(Rows from a dataset of charts and code)
▬▬▬▬▬▬

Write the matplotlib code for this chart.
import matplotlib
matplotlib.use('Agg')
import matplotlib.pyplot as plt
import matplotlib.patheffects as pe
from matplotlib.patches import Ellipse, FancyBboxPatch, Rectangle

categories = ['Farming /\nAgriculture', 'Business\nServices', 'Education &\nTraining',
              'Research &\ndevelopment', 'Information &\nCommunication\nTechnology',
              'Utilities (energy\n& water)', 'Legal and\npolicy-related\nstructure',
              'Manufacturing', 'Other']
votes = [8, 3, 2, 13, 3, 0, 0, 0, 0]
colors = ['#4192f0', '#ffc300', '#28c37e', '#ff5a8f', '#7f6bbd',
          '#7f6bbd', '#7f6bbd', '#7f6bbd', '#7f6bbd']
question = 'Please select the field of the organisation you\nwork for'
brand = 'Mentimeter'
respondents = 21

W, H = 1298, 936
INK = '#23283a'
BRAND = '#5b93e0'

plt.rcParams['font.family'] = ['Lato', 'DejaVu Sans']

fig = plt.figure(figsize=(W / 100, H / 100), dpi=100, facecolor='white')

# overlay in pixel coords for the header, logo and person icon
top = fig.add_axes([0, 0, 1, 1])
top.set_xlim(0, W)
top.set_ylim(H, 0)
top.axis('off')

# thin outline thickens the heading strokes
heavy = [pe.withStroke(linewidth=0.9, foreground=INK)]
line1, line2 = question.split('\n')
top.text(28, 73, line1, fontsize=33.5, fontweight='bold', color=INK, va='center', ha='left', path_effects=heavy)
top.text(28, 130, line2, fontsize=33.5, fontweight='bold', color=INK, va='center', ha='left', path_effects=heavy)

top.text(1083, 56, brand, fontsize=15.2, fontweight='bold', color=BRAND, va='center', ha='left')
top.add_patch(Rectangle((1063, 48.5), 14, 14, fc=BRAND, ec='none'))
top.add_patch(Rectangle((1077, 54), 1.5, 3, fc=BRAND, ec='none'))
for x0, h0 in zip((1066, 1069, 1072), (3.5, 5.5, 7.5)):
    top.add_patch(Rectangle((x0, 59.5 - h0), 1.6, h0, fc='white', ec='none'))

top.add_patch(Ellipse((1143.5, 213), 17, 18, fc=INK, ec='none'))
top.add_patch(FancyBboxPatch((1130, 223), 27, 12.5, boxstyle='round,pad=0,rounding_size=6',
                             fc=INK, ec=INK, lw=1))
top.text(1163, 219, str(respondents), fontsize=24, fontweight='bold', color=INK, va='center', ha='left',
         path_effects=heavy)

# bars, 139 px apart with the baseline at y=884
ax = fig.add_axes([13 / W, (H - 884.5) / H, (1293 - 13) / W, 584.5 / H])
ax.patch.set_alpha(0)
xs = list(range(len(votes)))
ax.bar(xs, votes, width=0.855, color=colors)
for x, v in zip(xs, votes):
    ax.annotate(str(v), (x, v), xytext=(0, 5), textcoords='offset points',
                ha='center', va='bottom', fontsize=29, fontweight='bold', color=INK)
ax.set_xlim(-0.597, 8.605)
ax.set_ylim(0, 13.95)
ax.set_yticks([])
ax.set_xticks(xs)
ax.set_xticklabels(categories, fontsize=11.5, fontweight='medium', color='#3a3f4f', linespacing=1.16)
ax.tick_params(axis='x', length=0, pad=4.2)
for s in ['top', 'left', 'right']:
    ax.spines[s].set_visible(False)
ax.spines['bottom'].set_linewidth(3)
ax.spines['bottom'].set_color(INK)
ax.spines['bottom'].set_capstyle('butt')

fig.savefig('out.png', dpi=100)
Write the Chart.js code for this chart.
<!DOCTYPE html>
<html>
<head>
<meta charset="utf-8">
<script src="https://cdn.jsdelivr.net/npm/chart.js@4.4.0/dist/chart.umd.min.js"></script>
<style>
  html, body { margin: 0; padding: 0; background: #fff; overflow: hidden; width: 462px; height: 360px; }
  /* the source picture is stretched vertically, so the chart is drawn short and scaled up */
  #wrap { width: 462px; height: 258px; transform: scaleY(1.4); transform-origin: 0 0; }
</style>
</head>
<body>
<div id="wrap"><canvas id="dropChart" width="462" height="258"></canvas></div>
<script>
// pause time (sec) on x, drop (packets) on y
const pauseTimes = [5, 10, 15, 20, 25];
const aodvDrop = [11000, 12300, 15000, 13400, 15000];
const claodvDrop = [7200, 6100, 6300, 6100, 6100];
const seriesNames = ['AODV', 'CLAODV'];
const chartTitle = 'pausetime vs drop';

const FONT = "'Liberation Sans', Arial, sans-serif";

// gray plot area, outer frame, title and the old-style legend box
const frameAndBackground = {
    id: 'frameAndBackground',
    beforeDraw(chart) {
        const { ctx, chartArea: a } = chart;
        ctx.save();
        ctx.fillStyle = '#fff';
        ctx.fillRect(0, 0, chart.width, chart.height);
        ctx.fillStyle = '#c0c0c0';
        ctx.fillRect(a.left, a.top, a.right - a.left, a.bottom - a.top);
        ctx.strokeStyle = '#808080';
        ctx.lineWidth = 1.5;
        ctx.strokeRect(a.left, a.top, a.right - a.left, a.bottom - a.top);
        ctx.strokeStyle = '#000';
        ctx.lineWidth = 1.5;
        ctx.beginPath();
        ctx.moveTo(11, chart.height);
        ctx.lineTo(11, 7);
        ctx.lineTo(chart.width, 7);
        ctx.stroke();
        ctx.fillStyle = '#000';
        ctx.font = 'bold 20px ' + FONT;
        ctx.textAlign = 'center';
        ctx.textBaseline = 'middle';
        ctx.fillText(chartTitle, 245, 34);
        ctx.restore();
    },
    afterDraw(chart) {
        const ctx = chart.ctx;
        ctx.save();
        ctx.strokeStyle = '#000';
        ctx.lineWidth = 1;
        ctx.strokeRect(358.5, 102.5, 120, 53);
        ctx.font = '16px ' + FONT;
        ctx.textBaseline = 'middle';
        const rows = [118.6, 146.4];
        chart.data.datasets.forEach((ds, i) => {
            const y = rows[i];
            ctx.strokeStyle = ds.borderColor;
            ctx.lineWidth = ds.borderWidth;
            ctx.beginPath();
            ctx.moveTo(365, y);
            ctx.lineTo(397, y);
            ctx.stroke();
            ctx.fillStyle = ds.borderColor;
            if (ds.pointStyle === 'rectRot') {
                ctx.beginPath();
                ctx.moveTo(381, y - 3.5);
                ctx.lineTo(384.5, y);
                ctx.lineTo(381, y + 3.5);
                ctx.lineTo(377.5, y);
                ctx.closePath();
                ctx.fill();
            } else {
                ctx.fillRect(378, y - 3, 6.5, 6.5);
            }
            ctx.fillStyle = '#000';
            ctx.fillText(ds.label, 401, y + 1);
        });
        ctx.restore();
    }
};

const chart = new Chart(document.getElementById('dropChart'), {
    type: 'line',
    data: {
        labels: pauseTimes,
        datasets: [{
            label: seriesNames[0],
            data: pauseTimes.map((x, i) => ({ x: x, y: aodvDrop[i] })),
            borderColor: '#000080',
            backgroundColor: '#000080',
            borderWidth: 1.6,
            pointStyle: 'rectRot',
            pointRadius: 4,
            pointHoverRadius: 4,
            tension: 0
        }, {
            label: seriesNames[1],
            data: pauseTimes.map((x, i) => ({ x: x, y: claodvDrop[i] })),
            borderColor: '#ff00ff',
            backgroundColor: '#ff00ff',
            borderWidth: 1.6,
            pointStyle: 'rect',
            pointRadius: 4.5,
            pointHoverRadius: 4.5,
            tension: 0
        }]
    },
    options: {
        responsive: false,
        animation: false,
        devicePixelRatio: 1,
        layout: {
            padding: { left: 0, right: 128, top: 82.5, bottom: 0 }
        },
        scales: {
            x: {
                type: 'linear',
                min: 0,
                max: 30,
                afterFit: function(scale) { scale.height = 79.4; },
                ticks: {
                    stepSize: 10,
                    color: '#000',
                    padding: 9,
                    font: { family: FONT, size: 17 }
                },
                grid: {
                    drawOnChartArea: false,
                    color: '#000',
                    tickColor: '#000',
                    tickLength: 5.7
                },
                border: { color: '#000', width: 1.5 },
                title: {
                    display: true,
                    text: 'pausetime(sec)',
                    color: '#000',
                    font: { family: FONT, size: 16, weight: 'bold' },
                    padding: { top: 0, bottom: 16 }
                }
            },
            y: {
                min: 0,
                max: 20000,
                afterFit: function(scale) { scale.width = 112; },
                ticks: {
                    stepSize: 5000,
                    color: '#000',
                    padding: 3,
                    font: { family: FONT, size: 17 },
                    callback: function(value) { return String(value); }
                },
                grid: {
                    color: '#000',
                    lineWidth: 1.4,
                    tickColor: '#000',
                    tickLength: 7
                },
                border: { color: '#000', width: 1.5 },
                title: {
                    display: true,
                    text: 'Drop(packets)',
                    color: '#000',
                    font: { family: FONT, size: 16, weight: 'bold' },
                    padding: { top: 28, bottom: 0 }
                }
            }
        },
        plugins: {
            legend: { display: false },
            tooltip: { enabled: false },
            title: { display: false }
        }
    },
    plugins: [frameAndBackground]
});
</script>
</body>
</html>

▬▬▬▬▬▬

Look over the listing. Pull out every line with the string "matplotlib" in it.

Write the matplotlib code for this chart.
import matplotlib
matplotlib.use('Agg')
import matplotlib.pyplot as plt
import matplotlib.patheffects as pe
from matplotlib.patches import Ellipse, FancyBboxPatch, Rectangle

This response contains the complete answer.